Portje, who works with homeless advocates, was arrested on Nov. 30 in an altercation with Sausalito Police. He was arrested and jailed for resisting arrest and injuring a police officer.
Later, however, Marin County District Attorney Lori Frugoli declined to prosecute saying that while the arrest may have been justified, she felt she could not in a court of law prove beyond a reasonable doubt that Portje “intended” to injure the officer.
That led to the Portje’s federal filing last week.
In an earlier court filing, the Sausalito Police Department said that Portje’s recitation of the “facts” are “inaccurate.” Body camera footage worn by officers in the Portje encounter was reviewed and the police department determined the footage “does not support” homeless advocate statements about what happened.
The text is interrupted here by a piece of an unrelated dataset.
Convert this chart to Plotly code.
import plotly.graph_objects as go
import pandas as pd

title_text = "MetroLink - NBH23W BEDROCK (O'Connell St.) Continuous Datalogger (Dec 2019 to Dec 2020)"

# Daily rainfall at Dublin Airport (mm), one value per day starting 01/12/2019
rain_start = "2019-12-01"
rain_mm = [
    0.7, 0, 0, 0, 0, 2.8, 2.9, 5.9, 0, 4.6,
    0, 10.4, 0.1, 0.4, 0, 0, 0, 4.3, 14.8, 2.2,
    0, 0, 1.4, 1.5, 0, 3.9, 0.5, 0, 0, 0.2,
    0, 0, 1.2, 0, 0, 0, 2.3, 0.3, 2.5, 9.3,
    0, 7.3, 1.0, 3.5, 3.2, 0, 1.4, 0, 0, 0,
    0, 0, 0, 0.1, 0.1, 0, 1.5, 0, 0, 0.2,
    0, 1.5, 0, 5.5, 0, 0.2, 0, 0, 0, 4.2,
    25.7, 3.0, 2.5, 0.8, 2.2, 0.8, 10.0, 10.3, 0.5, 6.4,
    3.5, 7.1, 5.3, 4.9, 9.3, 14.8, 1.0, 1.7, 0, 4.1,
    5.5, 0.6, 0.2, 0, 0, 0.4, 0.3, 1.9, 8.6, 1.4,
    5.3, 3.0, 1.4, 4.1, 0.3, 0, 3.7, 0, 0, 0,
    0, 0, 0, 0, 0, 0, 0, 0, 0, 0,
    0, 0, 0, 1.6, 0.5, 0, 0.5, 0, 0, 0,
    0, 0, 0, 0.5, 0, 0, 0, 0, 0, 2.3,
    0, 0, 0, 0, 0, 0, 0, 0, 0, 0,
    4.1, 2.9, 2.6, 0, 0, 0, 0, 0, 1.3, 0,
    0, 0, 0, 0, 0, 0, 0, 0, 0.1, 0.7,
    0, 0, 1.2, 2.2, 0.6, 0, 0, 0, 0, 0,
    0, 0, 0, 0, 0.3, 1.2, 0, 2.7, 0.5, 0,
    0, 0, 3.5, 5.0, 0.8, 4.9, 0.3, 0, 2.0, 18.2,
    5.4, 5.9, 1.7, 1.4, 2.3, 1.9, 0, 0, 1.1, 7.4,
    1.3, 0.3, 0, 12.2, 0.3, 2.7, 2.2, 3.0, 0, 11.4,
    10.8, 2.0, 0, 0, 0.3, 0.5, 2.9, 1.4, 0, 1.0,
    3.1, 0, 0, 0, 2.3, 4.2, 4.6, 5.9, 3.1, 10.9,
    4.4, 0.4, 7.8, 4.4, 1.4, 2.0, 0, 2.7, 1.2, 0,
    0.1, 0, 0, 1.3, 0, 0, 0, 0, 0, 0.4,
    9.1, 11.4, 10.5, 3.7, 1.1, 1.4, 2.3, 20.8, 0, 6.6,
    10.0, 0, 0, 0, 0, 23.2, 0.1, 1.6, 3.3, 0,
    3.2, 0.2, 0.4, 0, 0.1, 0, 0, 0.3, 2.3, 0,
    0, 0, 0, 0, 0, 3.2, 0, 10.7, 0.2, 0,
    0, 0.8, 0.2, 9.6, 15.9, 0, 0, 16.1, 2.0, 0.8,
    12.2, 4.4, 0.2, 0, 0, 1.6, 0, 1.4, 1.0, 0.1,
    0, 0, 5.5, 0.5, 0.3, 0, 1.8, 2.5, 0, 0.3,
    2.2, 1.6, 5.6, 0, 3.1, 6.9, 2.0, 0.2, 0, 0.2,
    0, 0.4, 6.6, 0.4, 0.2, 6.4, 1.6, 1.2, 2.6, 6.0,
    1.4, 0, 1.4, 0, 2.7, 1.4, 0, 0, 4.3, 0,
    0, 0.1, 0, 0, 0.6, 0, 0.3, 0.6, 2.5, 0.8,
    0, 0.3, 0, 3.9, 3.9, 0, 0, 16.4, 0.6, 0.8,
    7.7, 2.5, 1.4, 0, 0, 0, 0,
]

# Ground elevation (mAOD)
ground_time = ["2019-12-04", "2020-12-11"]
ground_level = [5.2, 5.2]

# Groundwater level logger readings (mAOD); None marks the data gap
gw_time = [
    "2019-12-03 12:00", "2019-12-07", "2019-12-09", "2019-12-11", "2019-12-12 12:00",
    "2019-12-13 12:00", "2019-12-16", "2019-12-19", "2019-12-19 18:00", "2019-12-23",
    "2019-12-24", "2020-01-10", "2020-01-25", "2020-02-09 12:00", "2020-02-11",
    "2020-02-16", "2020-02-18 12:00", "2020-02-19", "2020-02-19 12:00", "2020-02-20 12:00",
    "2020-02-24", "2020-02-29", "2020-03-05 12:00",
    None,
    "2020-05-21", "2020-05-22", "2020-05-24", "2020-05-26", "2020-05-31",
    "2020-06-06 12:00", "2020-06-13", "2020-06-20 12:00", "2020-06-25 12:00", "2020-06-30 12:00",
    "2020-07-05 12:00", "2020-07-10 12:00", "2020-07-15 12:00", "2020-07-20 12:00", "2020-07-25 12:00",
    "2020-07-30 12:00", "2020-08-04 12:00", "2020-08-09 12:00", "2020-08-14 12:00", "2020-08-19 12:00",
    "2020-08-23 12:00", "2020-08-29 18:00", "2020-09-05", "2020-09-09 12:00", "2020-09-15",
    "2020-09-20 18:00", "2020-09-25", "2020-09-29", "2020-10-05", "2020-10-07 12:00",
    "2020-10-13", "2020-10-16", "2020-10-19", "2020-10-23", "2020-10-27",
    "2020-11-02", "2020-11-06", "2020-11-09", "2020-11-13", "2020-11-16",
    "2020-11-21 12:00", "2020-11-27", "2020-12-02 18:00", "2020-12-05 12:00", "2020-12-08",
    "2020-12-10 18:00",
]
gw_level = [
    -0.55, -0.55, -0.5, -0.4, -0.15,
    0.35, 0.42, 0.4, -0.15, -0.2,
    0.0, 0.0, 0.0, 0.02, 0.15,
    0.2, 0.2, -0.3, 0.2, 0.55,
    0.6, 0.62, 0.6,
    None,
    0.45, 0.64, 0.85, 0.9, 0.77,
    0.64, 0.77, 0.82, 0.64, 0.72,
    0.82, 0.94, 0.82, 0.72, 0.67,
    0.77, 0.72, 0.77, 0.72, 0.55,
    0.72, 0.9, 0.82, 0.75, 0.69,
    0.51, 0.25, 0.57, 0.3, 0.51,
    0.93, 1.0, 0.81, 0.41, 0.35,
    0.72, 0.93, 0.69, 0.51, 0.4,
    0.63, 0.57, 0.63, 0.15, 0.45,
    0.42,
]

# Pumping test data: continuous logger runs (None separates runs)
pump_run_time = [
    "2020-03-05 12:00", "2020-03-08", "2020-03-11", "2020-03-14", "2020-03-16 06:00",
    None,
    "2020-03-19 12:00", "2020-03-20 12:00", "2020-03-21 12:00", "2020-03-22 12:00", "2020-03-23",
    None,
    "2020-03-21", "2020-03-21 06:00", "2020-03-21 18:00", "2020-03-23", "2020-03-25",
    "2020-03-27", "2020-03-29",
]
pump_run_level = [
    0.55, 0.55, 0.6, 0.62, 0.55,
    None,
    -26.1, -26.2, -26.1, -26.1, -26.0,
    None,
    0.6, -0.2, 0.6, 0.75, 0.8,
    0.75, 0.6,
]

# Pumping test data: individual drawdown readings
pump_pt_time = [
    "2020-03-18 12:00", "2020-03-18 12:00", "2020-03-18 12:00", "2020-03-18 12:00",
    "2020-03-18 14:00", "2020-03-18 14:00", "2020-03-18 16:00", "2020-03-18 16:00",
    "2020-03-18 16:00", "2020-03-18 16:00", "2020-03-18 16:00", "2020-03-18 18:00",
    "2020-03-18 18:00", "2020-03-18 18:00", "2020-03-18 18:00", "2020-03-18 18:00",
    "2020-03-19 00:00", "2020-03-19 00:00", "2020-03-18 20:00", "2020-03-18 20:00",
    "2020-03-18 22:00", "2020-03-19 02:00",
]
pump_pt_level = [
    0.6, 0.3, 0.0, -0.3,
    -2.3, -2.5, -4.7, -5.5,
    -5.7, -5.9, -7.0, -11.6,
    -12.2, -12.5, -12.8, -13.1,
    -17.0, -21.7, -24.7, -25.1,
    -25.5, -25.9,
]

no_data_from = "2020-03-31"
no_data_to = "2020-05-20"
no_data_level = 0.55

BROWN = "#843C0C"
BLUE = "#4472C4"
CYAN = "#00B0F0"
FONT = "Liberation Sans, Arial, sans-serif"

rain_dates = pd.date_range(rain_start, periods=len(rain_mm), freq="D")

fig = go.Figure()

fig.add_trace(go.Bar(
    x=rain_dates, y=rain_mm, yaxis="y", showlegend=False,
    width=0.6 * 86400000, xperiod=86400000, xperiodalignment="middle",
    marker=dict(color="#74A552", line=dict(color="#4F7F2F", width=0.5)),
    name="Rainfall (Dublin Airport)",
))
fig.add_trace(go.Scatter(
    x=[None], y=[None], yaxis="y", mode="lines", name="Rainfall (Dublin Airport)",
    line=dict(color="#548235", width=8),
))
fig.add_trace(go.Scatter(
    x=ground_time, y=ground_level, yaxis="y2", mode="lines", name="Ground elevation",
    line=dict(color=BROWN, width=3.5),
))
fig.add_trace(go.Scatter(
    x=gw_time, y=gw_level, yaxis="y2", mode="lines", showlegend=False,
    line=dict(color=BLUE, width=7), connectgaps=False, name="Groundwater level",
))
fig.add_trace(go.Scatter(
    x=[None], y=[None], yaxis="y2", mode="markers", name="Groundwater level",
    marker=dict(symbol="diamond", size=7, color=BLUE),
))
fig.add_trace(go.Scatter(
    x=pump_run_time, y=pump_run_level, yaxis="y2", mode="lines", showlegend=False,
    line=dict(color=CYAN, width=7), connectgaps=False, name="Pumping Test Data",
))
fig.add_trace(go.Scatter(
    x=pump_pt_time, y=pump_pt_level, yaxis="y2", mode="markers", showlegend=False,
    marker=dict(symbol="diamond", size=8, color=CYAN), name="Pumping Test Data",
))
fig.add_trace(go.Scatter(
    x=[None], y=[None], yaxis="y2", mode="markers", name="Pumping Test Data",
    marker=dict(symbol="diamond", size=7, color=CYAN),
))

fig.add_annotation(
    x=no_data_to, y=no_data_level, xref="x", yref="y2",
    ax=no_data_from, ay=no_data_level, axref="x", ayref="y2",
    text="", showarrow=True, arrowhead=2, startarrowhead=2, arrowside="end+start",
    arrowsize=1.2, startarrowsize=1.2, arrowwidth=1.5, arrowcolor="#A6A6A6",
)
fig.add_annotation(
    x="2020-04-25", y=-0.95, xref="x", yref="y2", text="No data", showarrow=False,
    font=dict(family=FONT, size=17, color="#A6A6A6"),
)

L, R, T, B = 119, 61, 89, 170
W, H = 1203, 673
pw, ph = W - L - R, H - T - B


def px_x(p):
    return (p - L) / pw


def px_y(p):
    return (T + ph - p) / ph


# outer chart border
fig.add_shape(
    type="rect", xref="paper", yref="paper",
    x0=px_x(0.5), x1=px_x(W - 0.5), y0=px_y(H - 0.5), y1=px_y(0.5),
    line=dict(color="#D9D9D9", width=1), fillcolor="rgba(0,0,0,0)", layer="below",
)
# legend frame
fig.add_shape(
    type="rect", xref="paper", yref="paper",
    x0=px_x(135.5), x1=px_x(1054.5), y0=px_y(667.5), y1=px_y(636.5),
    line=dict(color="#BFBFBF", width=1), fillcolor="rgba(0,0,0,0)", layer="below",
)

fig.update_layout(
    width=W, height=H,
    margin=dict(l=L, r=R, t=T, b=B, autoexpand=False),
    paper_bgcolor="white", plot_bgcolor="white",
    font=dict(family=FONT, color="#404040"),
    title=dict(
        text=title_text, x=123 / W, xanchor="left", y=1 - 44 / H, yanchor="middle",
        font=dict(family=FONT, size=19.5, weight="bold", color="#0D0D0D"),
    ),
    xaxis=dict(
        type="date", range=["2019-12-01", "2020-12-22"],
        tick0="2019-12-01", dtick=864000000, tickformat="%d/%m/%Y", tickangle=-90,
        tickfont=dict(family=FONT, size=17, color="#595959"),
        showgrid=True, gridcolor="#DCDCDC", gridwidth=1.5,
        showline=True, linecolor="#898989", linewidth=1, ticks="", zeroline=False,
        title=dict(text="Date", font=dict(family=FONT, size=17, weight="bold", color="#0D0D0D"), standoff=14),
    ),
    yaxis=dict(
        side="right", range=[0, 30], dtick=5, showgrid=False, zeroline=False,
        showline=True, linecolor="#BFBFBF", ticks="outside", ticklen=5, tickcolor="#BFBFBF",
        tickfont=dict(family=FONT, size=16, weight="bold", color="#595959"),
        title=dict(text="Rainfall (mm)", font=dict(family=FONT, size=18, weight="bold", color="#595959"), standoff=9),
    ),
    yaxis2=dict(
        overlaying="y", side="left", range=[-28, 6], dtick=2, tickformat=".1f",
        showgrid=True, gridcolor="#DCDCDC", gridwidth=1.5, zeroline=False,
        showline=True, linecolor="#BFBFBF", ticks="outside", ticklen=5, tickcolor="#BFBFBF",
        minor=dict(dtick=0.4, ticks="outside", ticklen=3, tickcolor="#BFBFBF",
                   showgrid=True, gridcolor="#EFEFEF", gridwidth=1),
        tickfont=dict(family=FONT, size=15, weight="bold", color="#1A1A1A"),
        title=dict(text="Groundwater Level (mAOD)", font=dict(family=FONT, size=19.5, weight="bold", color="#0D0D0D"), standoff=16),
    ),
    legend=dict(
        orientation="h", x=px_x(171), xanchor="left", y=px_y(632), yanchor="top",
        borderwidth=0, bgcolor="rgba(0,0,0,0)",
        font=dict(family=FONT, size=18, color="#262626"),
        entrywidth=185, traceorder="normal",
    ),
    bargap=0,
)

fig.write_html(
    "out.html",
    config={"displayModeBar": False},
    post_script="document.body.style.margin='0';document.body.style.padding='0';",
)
The body cam footage has not been made public.
Sausalito Police Chief John Rohrbacher has said that Portje pushed a police sergeant twice then thrust a camera into the sergeant’s face, causing a black eye and small cut.
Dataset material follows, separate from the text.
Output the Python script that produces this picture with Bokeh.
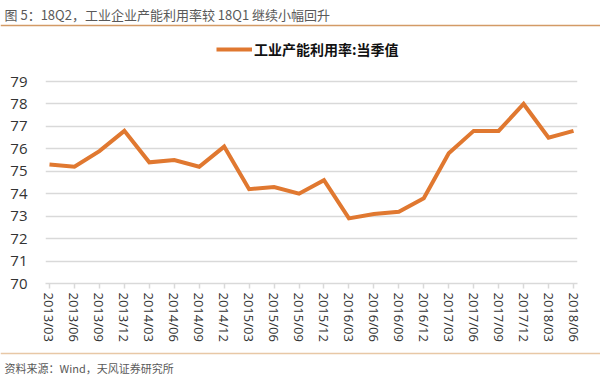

The city issued this statement after the press conference. It read:
“We are aware that Jeremy Portje held a press conference during which disturbing allegations were made against the Sausalito Police Department. There has been a review of credible evidence in this matter and we have found no information to support any indication that this incident was about race as alleged. The City has not yet received the lawsuit. When we receive it we will carefully review and comment as appropriate at that time.”
Among other things, Portje said the Sausalito police officers were racist in shutting him down from shooting in a public park and hurting him in the subsequent arrest. His suit said that officers “paraded” him in a way that was reminiscent of “slave catchers” on the Old South.
Portje spoke at the press conference rally.
He called the Sausalito Police department a “goon squad: who “picked the wrong person to arrest and assault.”
However, Frugoli initially seemed to exonerate the Sausalito police by explaining her inaction this way:
“While we take all allegations of assault on a police officer seriously, in this case a team of veteran prosecutors who reviewed the case found that the evidence did not show beyond a reasonable doubt that Portje intended to injure the officer,” Frugoli said. “Beyond a reasonable doubt is the standard of proof required by ethical and legal standards for prosecutors to move forward with a case. It is a higher standard than probable cause, which is the standard required by law enforcement to make an arrest.”
Attorney Charles Bonner said he wants the District Attorney to revisit this incident and investigate and prosecute “these cops”. He wants the California Attorney General to do the same.
“These cops need to go to jail,” he said.
Powelson said he finds “that vision is so exciting.”